Please let me know if this community doesn’t allow tech-support type of questions, I couldn’t find a decently populated community on lemmy for this sort of question and I don’t want to go crawling back to Reddit to ask.
Anyway, I have used iCloud Private Relay since it became available on WiFi with Macbook Pro. It works fine as expected, unless I enable my VPN, which is understandable.
Today, I bought a bunch of ethernet cables and a TP-Link semi-managed network switch (TL-SG108E, it has some configuration options but works out of the box as an unmanaged switch) with the intention of upgrading my network so things like the PS5, my home server, and my Macbook dock have wired connections.
Upon getting everything set up, I realized the Macbook was still using the WiFi, so I disabled WiFi, and lo’ and behold, no internet. Strangely, I can ping everything on my network fine, and access all my self-hosted stuff. I just can’t get out of my network. Figured it might be something with my Pihole. Or, worse case scenario, a dud switch.
Bunch of bullshitting later with no success, I, on a hunch, went into my iCloud settings and disabled private relay, and immediately I have internet access. Everything is working as it should.
So… am I missing something? Why would the sole change of plugging my Macbook into a switch via ethernet break private relay? For that matter - what is private relay doing that could possibly break internet access? If it works on WiFi, I can’t figure out what switching to a wired connection, or the introduction of a switch, could do to cause it stop working.
Lastly, any advice to get it working again? Some configuration somewhere I’m overlooking?
Some routers don’t like iCloud Private Relay as it is a privacy measure. I have gotten notifications from some wireless networks that internet access is not available via iCloud Private Relay. I tell those networks (that want to track my every move) to fuck themselves.
But then connecting over Wifi wouldn’t work either.
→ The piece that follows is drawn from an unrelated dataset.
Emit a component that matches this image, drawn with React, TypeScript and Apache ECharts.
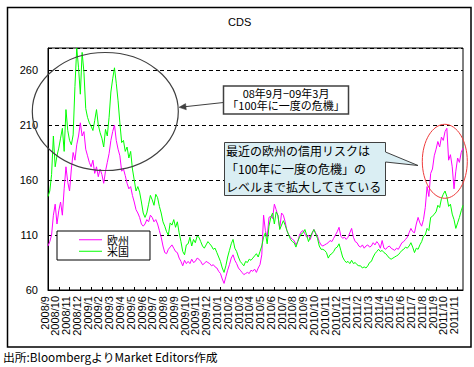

It sounds like the switch is doing some type of management or traffic shaping that is breaking your internet connection. I know you said if it works out of the box as a dumb switch with no configuration but it seems obvious that it is doing something. Wi-Fi would bypass the switch unless you have a wireless access point plugged into the switch. My understanding is that Private Relay is basically Tor but through Cloudflare and other providers that Apple uses so it might be a good idea to Google Tor internet issues with a managed switch and see if anything there is applicable.
I’d also check through the settings of the switch and disable any settings you can that impact traffic flow in any way. If you have an actual dumb, unmanaged switch you can switch in, I’d try that too. Even if you have to buy one, they’re fairly cheap and can be a good tool to have in your back pocket to troubleshoot network issues.
My understanding is that Private Relay is basically Tor but through Cloudflare and other providers
No that’s not how it works.
Your traffic is routed directly to a server run by Apple using the masque proxy technique. The data you send and the routing information is encrypted and Apple can’t see the contents as they don’t have the decryption key.
Apple scrubs your data and routing info of anything that could identify you, then passes it on to CloudFlare (or a similar provider). Cloudlfare is able to decrypt the routing information, and if it’s an unencrypted network request (rare these days) Clouflare can also see the data. But Cloudflare can’t link it to you (unless it’s unencrypted). Cloudflare sends the request on to the destination server. Then it all happens in reverse.
Maybe i’ve missed it, but have you tried pluggin your macbook into the network without the switch? Switches are mostly level 2 network devices and sholdn’t affect higher levels.
Does your switch have sticky Mac or any kind of port security turned on? It could be that private relay is randomizing your MAC address to prevent finger printing and it’s messing with the switches port-security settings or ARP table. Actually if that was the case then the local network shouldn’t work… do the other devices work on the switch while you have private relay on?
From what I can tell Apple doesn’t do much to disguise you from the first relay or even your ISP so I doubt it’s any obfuscation on the local end.
Do a trace route and see where your traffic is being dropped. That could at least give you an idea of which device is causing trouble.